A Contemporary YA inspired by the fairy tale Catskin, GONE MISSING GIRL is complete at 85,000 words.

I have had five poems published in the anthology Poetry Pact 2011 (Volume 1) and several short stories published in the online magazine Underneath the Juniper Tree. In addition, I have had two nonfiction short stories published in the magazine ‘laJoie’. I am a member of SCBWI.

Thank you very much for your time and attention

Happy reading,

Artemis Grey



First 250:


 I have never been that guy. You know, the one surrounded by adventure and covered in awesomesauce. That would be my younger brother, Ethan.

 But Ethan wasn’t in the book shed that night.

 I was.

 It’s not like you get to pick and choose life-altering events the way you do socks from the bargain bin.


 I went out to the shed for a bottle of spine glue.

 Simple, right?

 But when I flipped on the overheads, I found a shrunken zombie lurking just inside the doorway.

 *Insert very macho scream*

 Right about then the broom slid sideways, hitting the light switch and leaving me stranded in the dim twilight of the Alaskan summer.

 Lovely.

 When my brain wasn’t immediately harvested, I took several deep breaths. Convinced myself that I had not, in fact, just seen a zombie in the book shed. Turned the light back on.

 It was still there.

 But it wasn’t a zombie. It was a girl.

 Filthy, tangled, rumpled and undersized, but definitely female.

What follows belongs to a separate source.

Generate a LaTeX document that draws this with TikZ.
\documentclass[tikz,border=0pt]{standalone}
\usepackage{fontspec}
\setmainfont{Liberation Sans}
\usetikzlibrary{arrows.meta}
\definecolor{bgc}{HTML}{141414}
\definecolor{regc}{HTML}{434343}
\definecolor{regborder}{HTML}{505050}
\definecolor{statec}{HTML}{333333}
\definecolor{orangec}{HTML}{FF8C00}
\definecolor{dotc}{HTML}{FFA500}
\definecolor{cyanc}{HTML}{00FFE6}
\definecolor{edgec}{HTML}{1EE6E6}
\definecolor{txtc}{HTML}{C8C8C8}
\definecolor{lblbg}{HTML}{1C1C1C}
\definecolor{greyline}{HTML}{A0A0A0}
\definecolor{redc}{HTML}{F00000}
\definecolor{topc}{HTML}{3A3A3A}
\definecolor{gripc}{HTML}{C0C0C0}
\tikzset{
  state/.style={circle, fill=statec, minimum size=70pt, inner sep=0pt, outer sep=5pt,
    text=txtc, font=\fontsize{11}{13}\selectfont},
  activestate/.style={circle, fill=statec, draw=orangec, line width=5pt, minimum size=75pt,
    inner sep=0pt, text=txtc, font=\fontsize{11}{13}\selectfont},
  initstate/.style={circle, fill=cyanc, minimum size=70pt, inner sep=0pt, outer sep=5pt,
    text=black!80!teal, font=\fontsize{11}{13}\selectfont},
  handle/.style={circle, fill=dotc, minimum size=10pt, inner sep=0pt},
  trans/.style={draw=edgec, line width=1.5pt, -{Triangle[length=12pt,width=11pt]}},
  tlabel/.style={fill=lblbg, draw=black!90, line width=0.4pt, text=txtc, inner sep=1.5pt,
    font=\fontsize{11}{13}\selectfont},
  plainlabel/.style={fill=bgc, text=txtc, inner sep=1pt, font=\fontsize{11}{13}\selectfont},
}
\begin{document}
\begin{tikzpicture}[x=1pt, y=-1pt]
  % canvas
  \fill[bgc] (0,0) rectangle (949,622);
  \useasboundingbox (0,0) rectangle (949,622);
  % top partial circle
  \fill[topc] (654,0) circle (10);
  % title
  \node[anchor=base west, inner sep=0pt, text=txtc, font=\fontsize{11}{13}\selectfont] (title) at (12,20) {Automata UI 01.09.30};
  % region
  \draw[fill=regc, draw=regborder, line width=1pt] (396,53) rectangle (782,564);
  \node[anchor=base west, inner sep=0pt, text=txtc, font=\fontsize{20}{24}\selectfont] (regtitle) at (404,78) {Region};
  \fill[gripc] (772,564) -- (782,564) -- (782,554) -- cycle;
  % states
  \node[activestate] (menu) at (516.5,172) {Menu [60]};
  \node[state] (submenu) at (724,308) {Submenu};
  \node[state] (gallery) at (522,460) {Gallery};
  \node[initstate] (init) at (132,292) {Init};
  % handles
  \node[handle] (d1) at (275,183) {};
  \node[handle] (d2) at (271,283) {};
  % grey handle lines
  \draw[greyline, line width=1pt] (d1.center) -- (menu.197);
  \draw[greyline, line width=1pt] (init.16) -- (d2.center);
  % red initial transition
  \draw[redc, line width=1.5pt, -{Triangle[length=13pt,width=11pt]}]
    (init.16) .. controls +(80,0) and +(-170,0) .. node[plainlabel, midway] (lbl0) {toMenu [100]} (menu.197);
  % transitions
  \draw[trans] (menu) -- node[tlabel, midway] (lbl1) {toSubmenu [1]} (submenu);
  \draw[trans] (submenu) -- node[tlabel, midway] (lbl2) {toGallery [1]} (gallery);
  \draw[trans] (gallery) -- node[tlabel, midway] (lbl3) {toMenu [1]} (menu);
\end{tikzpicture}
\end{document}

Definitely alive. Her mouth hung partway open now, eyes wide, yet disturbingly empty. Like her entire body was deserted. The void inside her yawned at me. A sort of awful maw that might chew me up, if I got within reach.

 Which, I had no intention of doing.

 Hell, I couldn’t even find my voice to bother asking who she was, where she’d come from or why she was in there.

 Of course, she wasn’t exactly a Chatty Cathy, herself.